Studio Gaia started with a few high-profile restaurants on its home turf, but quickly caught the eye of Starwood Hotels & Resorts' W Hotels, which hired it to design the W in Seoul - the first six-star hotel in Asia. The goal was to create the hippest hotel in the country, Waisbrod says, and Studio Gaia delivered, as evidenced by 2005 Gold Key Awards in both the lobby/reception and guest room categories. Now, the firm has hotel projects on its drawing boards in Puerto Rico, Israel and Toronto, and two casino projects in Korea.
Where to Job Hunt
Designers looking to expand their portfolio may have to expand their international skill set. More and more, chains such as Brussels-based Rezidor Hotel Group are tapping the upside of multi-national penetration and diversification to fuel their pipelines. The math is simple: Focusing on international markets spreads the economic risk, says Gordon McKinnon, Rezidor's executive vp of brands. "It's a hugely profitable business if you can do it well," he says.
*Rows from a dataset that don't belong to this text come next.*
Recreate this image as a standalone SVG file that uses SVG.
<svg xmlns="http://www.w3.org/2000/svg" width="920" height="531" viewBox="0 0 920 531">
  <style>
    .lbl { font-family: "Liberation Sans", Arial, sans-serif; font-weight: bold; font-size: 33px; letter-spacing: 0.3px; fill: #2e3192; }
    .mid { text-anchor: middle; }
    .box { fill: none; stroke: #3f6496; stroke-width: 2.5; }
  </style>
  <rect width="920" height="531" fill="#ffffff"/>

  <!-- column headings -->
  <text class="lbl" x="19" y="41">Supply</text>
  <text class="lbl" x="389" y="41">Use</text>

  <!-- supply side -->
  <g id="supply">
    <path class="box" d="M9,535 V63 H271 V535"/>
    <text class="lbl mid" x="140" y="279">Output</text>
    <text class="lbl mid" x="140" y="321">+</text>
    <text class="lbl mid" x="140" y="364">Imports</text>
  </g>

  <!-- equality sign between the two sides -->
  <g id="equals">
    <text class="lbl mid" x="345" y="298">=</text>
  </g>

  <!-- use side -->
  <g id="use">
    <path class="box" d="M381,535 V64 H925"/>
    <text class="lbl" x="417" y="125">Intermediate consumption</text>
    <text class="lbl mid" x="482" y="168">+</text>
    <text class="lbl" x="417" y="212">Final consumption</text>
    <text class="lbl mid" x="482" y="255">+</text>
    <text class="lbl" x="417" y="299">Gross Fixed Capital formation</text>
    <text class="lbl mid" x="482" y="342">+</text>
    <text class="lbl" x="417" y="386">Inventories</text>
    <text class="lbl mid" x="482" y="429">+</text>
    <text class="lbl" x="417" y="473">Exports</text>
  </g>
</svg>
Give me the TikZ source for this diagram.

The ability to work beyond your domestic borders makes sense now because so many markets abroad are booming, particularly Eastern Europe (termed "the new Europe"), which was fairly closed off until the 1990s. For Rezidor, business is "fantastic" in Kiev, for example, in large part because it was the first international brand to enter the market. "It's given us a platform to spread throughout Eastern Europe," says McKinnon.